Kuveyt işgalinin 3. ayında yine aynı Amerika, dünya kamuoyunu da yanına almak maksadıyla Irakın, Kuveyti işgalini kınayarak, Birleşmiş milletler Güvenlik konseyini toplantıya çağırdı. Çok geçmeden de, Irakın Kuveytten 1 ay içinde çıkmasını, aksi takdirde Iraka yaptırım uygulanacağı kararını aldırdı.
Amerika ve yandaşları, Iraka sıkı bir ambargo uygulanmaya başladılar. Bu ambargoda, bütün ilaçların ve hatta çocuk mamasının bile Iraka gitmesini yasakladılar. Çoğu bebek olmak üzere binlerce hasta ilaç bulamadığından öldüler.
Amerika ve yandaşları, Iraka uyguladıkları bu insafsız ambargodan tatmin olamadılar. Bu kere B.O.P (Büyük Ortadoğu Projesi) veya B.İ.P (Büyük İsrail projesi) ismi ile bilinen, Ortadoğu ülkelerini düzene sokma kapsamında; Irakta kitle imha silahları vardır. Komşuları için tehlike arz ediyor. Saddamın füzeleri Ankara ve İstanbulu bile vuracak menzile sahiptir çığlıkları ve Iraka demokrasi ve insan hakları getireceğiz teraneleri arasında Amerika ve koalisyon güçleri 2003ün Mart ayında Irakı işgal ettiler.
İŞBİRLİKCİLİĞİN SONU
Irakın, Amerikalılar tarafından işgalinin üzerinden 8 sene geçti. Irakta ne bir kitle imha silahı bulabildiler, ne uzak menzilli Irak füzeler. Iraka demokrasi getiriyoruz sözlerinin de ne kadar boş olduğu şimdi daha açık görünmektedir. Ama Iraka kan getirdiler, göz yaşı ve kaos getirdiler. Saddam Hüseyin, Amerikalılara güvenmesinin cezasını hayatıyla ödedi. Ama ülkesinin çiğnenmesini, resmi rakamlara göre (2010 yılı sonu) 1.000.000 (bir milyon) dan fazla Iraklının öldürülmesini, 10 binlerce Iraklı kadın ve kıza tecavüz edilmesine yol açtı.
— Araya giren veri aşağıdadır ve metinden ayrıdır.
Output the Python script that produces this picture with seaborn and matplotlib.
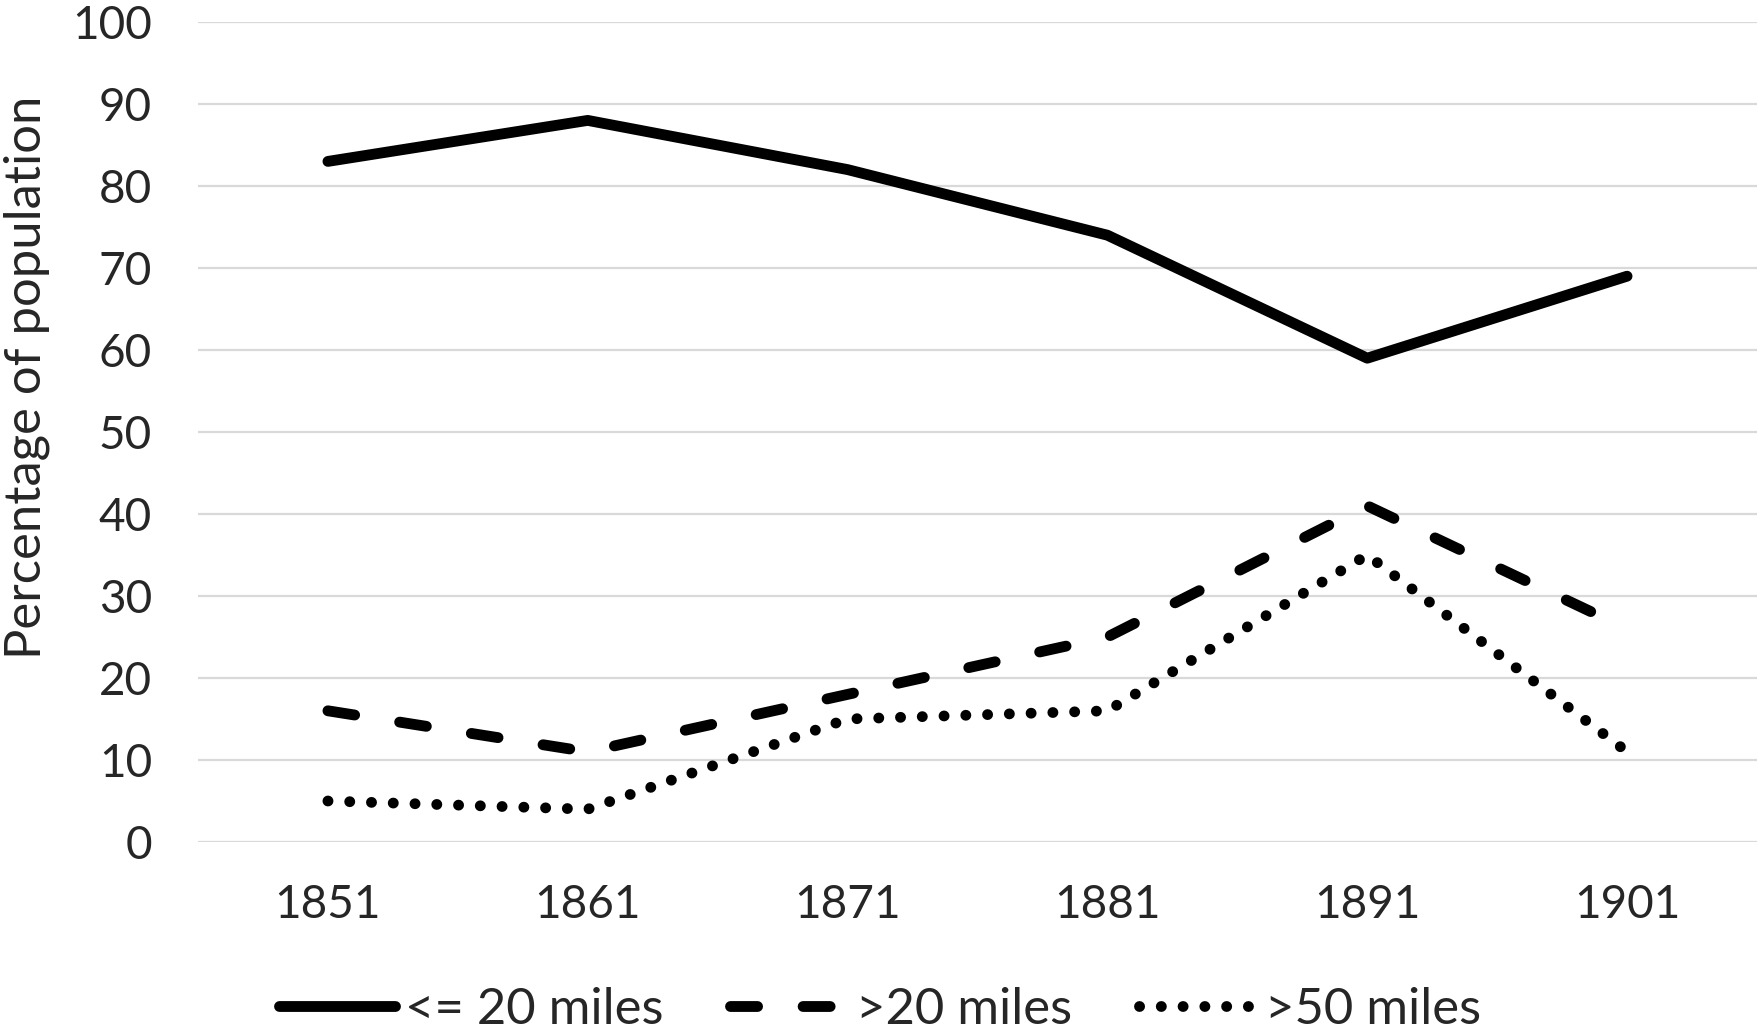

Dünya üzerinde Amerika ile işbirliği içerisinde bulunan işbirlikçi yönetimlere yukarıda belirtmeye çalıştığımız Saddamın hikâyesi ile acı sonunu ibretle incelemelerini, kendi rollerinin bir gün tamamlanması ve işlerinin bitmesi halinde, Saddam gibi bir gün çöp sepetine süpürülebileceklerini unutmamalarını tavsiye ediyoruz.